Zara collects phobias the way other high school girls collect lipsticks. Little wonder, since life's been pretty rough so far. Her father left, her stepfather just died, and her mother's pretty much checked out. Now Zara's living with her grandmother in sleepy, cold Maine so that she stays 'safe.' Zara doesn't think she's in danger; she thinks her mother can't deal.
Wrong. Turns out that guy she sees everywhere, the one leaving trails of gold glitter, isn't a figment of her imagination. He's a pixie - and not the cute, lovable kind with wings. He's the kind who has dreadful, uncontrollable needs. And he's trailing Zara.

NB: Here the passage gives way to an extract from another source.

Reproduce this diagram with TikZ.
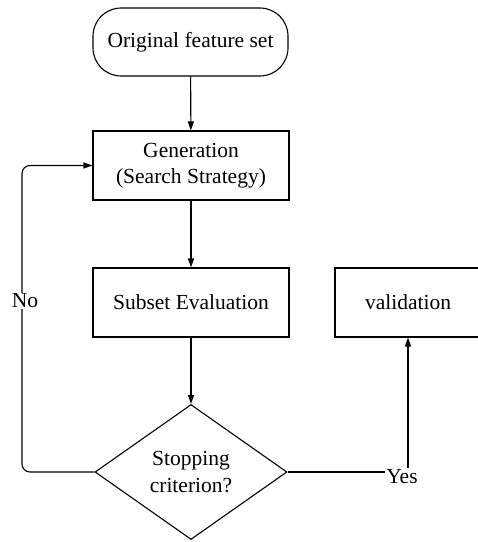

This book had some creative ideas about pixies interacting with the human world, but what drew my rating quite low overall was the main character Zara. Everyone tells Zara, "Don't go outside." So Zara goes outside....okay. Then bad things happen. They tell Zara again, "Don't go outside." Zara goes outside...hmm, sensing a theme here. Bad things happen again. Everyone tells Zara, "Don't go outside." Guess what Zara does? Guess what I did? I pulled my hair out! It became a little ridiculous to me and I get Zara's martyr complex, but still. Three times was NOT the charm for me on this character's actions.
Having said all that, my daughter, aged 14, thought the book was quite good and went on to the next installment in the series without me. Perhaps my adult perspective halted any patience or ability to understand why perfectly good advice was thrown out the window three times in a row despite the consequences that were a guarantee.